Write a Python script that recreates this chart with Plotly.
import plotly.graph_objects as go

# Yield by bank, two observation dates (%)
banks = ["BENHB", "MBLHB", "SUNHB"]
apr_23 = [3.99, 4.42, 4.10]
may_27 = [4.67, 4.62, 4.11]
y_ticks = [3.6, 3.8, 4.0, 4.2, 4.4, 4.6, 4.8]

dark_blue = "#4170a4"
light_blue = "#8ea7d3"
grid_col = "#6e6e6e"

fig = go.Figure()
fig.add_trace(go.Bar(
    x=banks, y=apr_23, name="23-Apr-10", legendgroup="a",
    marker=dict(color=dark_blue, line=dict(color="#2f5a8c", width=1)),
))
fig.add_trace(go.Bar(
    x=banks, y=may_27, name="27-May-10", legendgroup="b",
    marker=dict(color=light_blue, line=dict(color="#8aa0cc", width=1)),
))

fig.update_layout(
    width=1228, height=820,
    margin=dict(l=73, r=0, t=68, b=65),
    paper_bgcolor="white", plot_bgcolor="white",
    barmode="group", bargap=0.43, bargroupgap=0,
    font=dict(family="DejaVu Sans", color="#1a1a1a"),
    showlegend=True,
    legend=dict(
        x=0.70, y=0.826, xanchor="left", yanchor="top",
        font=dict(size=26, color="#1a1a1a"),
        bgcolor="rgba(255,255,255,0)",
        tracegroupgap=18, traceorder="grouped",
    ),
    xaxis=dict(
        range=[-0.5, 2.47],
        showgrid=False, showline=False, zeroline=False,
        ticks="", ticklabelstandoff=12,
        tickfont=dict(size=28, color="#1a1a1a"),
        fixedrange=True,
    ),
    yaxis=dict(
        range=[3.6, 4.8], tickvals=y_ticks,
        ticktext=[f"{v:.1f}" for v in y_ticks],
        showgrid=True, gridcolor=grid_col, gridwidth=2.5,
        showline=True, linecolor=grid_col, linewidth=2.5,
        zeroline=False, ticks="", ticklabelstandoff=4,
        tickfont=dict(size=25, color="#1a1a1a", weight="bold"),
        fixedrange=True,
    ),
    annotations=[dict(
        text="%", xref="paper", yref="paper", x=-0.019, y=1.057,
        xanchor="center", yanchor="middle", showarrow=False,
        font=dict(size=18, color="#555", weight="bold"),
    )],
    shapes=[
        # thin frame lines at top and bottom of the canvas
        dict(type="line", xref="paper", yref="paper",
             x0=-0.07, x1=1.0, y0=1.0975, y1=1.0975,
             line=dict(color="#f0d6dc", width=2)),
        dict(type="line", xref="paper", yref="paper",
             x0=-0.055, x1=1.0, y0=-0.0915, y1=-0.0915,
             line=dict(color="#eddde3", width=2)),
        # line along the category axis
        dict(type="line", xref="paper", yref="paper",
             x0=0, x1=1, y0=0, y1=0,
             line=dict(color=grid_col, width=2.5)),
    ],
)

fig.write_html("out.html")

* * *

→ **Instruction**: Copy out the listing above, line by line and exactly, from its first line to the line holding "import plotly.graph_objects as go", inclusive.

→ **Task output**:
Write a Python script that recreates this chart with Plotly.
import plotly.graph_objects as go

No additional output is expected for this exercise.